Tonight as my sweetie read the pre-dinner Lenten reading my mind started writing a blog post on telling the story of who we are through our quilts. I tuned back in the as the reading connected the importance of place in our story and journey of faith. The Garden of Eden, The Garden of Gethsemene, The well at Samaria, Mamre, The Desert, The Upper Room, St. Charles Borromeo – Harlem, Americus GA, the Grand Canyon, Yonkers, the Bronx, these are places with deep memory of faith in personal history. In several of these places I can see bits and pieces of my life. As I’ve not been to the middle east I’ll let you guess where the memories are. The memories flit through of special moments in these places. Of the one who shares many of those memories, he holds my heart in his hands.
Each quilt made has a story of it’s own, revealing different moments to different people, at the right moment.
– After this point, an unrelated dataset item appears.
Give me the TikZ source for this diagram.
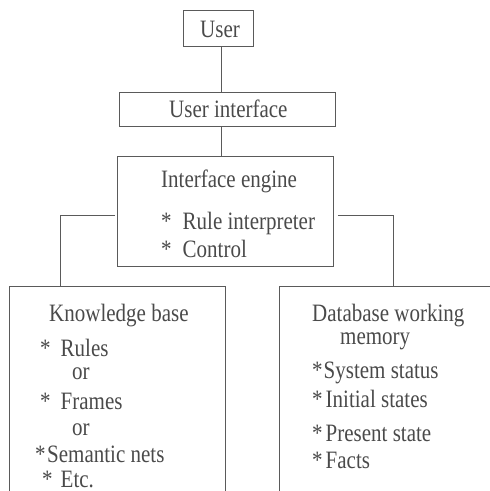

As the maker of my quilts I know the story and share different things with different people. Truthfully I’d bore people to tears if I told every little detail about each quilt. Some tears would run down your face, others down your legs.
Faith and quilting are like breathing. Without them I would no longer live. In a moment of extreme doubt one night the words, “I’m quitting quilting” escaped my lips in front of my sweetie. His loving response, “No you would die.” At least part of me would, the one filled with life, joy, determination, confidence, creativity, connection. The part that is the story teller, the memory keeper, the mentor. These vital pieces of me that give me character and depth. And I am a character.
Hearing the stories of other quilters allows me to enter into their journey, empathize, commiserate, enjoy, process, be inspired, inspire, groan with them, rejoice with them, offer support. These stories are part of them. Each quilt tells part of their story. Only part. There is much about a person we may not know, nor may they ever reveal, to us. We all have things that are private, as well we should.
The quilt above, with the nautilus shell is sitting in a pile of quilts that need my attention. Sharing this is a little revealing so, bear with me here. This quilt is not finished in part because I’m afraid of it. I don’t know why. I don’t know what exactly is holding me back from completing it when deep down this must be finished. The last few years have yielded very little from my sewing room. Some good stuff, don’t get me wrong. Not yet the stuff that is bubbling below the surface whispering, flirting, seeking the attention it deserves. When this quilt is finished, when it goes out into the world for adventures of it’s own the immediate story of the fear that held me back from finishing won’t be told. Not to everyone. The story of succumbing to overwhelming fear is never a good one. It is one we all live at moments. That said, the story of working through it will be told, the one where I finally worked through the fear, how it wasn’t something magical, how it was damn hard work to get where I want to go. *stage whisper* I don’t even know where that is, and that’s good.
I praise God for this journey. I take His hand, and walk forward, beside him confident in His leading and prompting. The quilts, ah the quilts will be finished, in due time, in the right season. Some simply need more time, in process, to tell their stories.